- To do
A verbatim copy is needed of the lines from the one containing "Recreate this image" down to the one containing "Serif', 'Times New", inclusive. Print it with no pictures.

- Material shown
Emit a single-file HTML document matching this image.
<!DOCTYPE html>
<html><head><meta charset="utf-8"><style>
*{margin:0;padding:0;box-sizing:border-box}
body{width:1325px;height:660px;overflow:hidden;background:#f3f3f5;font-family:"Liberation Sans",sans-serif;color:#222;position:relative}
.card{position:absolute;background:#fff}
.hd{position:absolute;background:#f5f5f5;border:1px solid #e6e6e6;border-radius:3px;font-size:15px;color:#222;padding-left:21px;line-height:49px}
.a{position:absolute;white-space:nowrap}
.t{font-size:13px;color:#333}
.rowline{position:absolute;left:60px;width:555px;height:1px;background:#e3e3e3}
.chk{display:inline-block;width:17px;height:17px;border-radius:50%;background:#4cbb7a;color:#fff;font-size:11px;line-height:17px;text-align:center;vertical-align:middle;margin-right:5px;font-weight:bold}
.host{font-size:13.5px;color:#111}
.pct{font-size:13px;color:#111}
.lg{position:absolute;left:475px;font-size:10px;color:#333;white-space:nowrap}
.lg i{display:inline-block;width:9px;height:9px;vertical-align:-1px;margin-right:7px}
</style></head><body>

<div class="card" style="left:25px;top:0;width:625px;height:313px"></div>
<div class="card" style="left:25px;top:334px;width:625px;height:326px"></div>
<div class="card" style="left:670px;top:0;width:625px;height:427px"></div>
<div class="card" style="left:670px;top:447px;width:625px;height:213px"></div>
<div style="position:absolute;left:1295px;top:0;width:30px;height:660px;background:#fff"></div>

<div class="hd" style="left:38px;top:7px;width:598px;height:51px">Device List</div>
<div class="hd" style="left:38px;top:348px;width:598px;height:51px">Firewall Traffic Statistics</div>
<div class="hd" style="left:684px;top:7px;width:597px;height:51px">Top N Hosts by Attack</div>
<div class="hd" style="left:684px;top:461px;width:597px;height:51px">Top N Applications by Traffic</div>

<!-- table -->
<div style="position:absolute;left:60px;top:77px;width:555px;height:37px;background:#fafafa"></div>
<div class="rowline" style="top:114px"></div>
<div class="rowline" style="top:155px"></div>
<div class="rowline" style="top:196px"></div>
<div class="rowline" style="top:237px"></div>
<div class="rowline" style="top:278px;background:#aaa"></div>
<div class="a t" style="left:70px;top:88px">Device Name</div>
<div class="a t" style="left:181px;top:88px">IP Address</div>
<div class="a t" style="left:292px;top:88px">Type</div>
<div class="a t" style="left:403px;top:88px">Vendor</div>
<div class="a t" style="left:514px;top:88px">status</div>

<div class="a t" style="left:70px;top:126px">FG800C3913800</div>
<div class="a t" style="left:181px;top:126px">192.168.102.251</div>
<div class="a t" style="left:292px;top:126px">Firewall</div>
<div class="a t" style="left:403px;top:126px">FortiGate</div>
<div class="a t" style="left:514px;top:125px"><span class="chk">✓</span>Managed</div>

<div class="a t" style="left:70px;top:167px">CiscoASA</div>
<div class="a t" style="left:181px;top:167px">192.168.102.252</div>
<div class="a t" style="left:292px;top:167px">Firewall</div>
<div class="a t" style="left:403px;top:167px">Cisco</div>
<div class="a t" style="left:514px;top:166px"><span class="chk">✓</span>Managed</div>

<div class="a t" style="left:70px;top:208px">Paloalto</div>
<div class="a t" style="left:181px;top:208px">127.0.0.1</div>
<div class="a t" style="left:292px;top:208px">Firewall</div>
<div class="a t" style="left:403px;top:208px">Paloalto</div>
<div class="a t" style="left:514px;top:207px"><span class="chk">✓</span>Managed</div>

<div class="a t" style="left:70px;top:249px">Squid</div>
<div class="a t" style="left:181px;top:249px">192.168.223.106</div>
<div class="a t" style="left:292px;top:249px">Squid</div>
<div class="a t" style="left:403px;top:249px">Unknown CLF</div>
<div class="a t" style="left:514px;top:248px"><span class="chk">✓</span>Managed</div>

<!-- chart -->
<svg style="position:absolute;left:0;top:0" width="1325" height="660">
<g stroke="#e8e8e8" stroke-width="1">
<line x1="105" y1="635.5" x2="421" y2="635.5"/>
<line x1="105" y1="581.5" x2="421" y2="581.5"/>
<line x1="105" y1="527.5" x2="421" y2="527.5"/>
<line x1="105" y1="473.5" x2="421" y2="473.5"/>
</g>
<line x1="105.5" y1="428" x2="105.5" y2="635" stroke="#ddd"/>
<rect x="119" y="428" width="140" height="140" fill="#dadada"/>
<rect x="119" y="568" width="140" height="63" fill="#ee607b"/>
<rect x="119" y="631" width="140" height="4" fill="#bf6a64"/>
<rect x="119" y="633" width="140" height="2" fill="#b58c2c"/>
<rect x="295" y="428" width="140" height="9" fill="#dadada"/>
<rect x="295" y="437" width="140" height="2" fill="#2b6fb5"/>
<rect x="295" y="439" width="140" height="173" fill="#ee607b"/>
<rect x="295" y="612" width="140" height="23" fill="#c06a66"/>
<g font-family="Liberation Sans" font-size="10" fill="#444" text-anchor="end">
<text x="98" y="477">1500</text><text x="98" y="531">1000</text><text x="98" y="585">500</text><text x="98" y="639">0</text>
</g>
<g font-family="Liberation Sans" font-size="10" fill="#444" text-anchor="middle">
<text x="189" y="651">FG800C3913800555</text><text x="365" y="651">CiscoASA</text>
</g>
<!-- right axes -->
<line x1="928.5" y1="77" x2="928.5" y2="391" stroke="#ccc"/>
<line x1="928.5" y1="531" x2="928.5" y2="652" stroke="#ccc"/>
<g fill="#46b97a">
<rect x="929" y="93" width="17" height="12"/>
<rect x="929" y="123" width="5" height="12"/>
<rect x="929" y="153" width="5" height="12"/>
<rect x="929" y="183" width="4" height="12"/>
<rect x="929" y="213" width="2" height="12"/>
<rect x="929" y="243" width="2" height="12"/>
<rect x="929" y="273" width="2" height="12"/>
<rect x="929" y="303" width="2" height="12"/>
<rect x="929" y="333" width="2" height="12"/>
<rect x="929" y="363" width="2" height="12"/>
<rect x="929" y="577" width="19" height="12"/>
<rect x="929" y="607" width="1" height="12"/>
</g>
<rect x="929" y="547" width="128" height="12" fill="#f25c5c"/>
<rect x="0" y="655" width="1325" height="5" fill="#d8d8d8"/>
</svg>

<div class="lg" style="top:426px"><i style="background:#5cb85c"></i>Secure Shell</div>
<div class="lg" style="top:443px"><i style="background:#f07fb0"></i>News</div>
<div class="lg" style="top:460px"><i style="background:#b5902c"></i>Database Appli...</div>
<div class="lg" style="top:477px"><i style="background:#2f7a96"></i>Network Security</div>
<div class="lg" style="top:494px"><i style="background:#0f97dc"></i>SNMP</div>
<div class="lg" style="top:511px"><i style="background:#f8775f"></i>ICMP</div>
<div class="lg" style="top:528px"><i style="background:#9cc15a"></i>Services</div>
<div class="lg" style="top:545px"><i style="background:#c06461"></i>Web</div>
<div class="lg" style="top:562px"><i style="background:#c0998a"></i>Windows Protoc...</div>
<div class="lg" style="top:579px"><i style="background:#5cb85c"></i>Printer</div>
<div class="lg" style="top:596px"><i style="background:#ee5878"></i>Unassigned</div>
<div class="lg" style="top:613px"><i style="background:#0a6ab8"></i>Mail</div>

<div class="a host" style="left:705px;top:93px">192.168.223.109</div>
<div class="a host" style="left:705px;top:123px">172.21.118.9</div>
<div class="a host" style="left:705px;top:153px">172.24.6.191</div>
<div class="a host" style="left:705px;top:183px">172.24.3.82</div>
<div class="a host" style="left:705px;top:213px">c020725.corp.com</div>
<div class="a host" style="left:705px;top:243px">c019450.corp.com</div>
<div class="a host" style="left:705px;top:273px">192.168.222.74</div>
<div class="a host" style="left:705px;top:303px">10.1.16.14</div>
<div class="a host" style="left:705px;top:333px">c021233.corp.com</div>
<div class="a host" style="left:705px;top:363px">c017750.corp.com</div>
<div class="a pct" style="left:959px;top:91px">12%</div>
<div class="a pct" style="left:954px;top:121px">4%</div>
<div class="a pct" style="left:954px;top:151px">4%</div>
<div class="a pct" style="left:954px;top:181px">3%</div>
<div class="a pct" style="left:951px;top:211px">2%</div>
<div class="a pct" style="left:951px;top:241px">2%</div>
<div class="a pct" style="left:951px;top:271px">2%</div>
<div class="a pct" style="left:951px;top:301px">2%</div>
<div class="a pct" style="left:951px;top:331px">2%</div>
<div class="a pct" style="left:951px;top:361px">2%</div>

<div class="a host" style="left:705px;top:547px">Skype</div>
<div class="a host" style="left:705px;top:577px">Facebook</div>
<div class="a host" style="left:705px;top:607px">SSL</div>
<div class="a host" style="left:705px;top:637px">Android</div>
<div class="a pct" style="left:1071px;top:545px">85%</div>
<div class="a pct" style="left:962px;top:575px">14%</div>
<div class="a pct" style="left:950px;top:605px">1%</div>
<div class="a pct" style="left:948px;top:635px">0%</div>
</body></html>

* * *

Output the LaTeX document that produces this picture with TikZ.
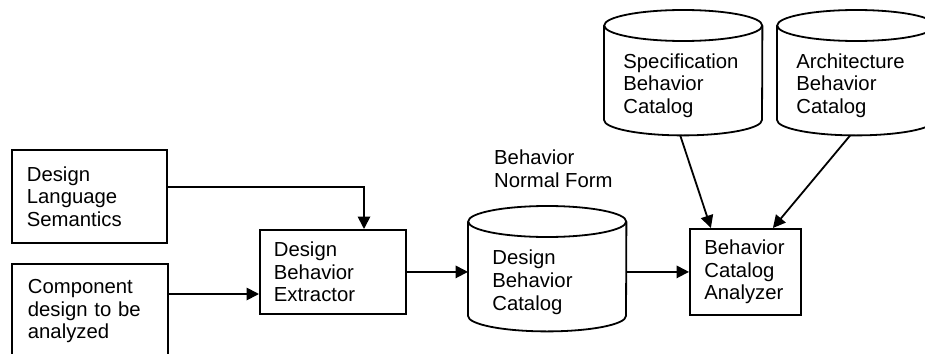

...

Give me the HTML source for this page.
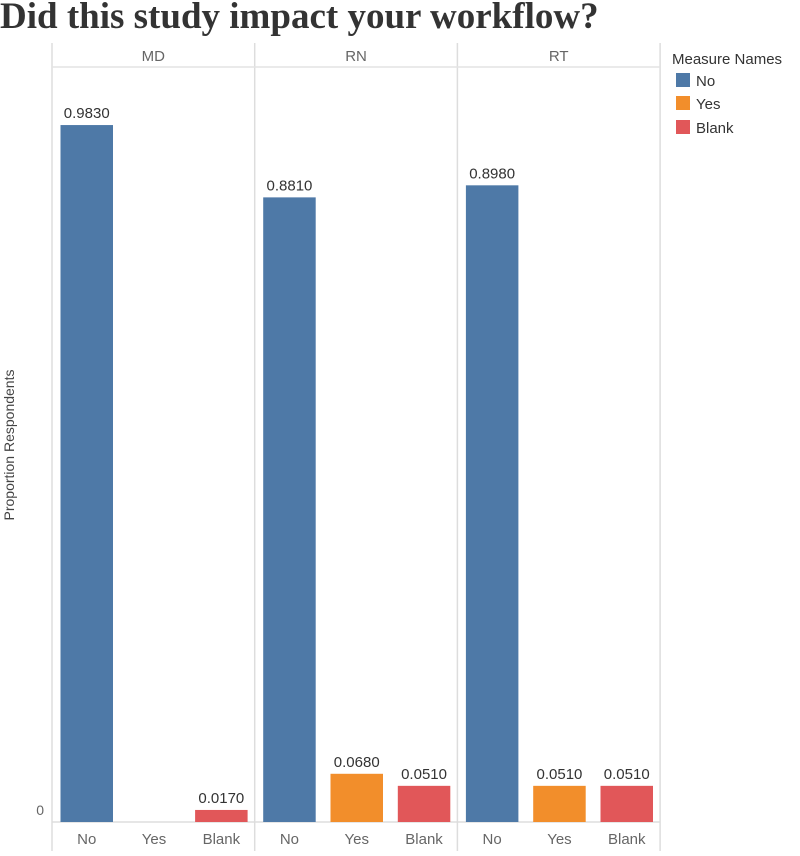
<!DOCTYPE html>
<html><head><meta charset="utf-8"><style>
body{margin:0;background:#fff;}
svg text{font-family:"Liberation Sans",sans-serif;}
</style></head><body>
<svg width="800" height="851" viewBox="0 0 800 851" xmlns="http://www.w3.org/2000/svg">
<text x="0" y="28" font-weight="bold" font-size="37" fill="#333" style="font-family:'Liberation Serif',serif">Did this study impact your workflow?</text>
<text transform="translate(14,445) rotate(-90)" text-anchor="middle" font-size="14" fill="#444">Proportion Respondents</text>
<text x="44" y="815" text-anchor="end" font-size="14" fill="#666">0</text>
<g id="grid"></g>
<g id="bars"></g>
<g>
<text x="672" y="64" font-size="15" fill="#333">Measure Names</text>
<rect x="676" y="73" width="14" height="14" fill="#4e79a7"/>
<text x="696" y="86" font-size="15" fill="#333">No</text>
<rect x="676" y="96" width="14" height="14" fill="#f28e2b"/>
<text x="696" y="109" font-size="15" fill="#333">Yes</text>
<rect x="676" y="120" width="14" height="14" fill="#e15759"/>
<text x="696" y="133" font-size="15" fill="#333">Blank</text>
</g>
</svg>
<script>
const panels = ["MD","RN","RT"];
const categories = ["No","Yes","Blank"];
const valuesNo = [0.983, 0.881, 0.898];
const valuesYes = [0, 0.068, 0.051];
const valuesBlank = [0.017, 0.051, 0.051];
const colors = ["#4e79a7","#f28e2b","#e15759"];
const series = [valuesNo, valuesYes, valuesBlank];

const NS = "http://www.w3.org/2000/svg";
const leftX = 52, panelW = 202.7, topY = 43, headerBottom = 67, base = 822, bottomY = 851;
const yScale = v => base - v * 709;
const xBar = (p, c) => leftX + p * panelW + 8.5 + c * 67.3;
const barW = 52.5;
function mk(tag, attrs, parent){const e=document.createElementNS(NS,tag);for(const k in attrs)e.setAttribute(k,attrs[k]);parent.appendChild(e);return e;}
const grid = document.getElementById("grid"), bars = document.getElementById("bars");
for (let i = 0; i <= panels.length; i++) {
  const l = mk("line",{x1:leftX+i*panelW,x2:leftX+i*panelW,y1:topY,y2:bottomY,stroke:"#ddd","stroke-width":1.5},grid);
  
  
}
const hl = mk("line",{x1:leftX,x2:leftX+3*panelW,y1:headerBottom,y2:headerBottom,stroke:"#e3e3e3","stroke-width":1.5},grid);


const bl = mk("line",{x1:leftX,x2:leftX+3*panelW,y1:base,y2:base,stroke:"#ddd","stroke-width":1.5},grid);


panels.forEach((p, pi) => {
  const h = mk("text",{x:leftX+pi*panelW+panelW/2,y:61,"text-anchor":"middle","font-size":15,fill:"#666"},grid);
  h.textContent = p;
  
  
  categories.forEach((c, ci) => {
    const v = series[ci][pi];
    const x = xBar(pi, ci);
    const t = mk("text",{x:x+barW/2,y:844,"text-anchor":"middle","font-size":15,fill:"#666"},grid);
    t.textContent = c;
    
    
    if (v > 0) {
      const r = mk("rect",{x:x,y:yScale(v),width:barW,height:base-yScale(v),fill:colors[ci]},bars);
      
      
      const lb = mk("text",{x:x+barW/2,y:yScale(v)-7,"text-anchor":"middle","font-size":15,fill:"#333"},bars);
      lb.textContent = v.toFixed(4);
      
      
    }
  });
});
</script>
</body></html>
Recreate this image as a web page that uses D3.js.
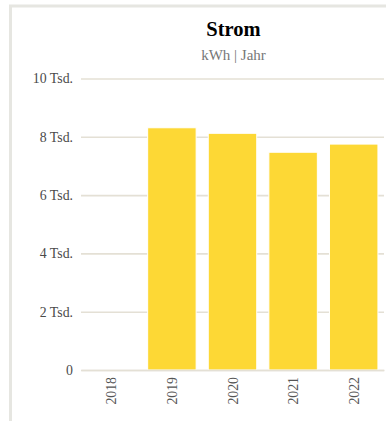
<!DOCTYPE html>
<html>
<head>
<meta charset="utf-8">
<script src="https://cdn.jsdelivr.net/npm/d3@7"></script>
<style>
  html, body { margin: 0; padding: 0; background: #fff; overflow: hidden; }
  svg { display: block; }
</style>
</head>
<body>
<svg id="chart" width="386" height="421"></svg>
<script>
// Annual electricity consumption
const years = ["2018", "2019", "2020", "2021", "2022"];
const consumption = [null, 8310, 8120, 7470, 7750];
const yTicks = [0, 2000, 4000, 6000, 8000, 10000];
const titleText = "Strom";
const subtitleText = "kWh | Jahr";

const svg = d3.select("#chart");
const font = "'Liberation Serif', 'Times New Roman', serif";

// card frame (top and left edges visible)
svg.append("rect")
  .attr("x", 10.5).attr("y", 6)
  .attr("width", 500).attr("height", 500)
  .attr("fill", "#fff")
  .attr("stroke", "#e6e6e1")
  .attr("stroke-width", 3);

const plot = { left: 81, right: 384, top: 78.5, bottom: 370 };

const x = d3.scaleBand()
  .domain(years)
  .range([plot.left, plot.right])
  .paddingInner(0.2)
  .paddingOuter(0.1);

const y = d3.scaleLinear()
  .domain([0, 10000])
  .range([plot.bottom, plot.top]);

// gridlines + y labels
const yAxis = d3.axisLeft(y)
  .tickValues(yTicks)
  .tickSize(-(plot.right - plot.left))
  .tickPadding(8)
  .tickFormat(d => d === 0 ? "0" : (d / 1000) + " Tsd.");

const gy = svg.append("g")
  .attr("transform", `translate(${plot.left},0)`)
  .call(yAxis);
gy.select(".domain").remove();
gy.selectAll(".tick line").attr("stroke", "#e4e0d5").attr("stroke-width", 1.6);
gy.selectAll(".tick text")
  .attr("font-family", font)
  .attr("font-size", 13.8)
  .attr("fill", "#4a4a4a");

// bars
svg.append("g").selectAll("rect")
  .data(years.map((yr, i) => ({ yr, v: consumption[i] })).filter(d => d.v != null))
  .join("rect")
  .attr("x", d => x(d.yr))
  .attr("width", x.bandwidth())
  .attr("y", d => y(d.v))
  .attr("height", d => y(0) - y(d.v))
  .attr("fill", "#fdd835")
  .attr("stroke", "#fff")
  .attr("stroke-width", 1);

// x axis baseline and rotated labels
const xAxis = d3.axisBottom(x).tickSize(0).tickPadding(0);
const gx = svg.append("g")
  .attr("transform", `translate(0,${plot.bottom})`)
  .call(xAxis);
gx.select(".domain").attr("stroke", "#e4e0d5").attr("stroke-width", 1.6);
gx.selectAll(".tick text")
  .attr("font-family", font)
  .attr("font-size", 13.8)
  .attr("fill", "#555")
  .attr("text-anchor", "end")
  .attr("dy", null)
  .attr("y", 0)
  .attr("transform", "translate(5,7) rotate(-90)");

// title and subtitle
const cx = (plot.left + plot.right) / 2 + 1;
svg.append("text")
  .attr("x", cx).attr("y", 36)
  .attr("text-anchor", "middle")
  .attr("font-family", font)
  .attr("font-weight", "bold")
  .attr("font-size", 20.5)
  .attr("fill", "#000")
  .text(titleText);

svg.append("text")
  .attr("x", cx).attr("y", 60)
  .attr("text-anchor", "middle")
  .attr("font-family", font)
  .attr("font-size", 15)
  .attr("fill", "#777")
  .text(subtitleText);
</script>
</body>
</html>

- Completed task
Recreate this image as a web page that uses D3.js.
<!DOCTYPE html>
<html>
<head>
<meta charset="utf-8">
<script src="https://cdn.jsdelivr.net/npm/d3@7"></script>
<style>
  html, body { margin: 0; padding: 0; background: #fff; overflow: hidden; }
  svg { display: block; }
</style>
</head>
<body>
<svg id="chart" width="386" height="421"></svg>
<script>
// Annual electricity consumption
const years = ["2018", "2019", "2020", "2021", "2022"];
const consumption = [null, 8310, 8120, 7470, 7750];
const yTicks = [0, 2000, 4000, 6000, 8000, 10000];
const titleText = "Strom";
const subtitleText = "kWh | Jahr";

const svg = d3.select("#chart");
const font = "'Liberation Serif', 'Times New Roman', serif";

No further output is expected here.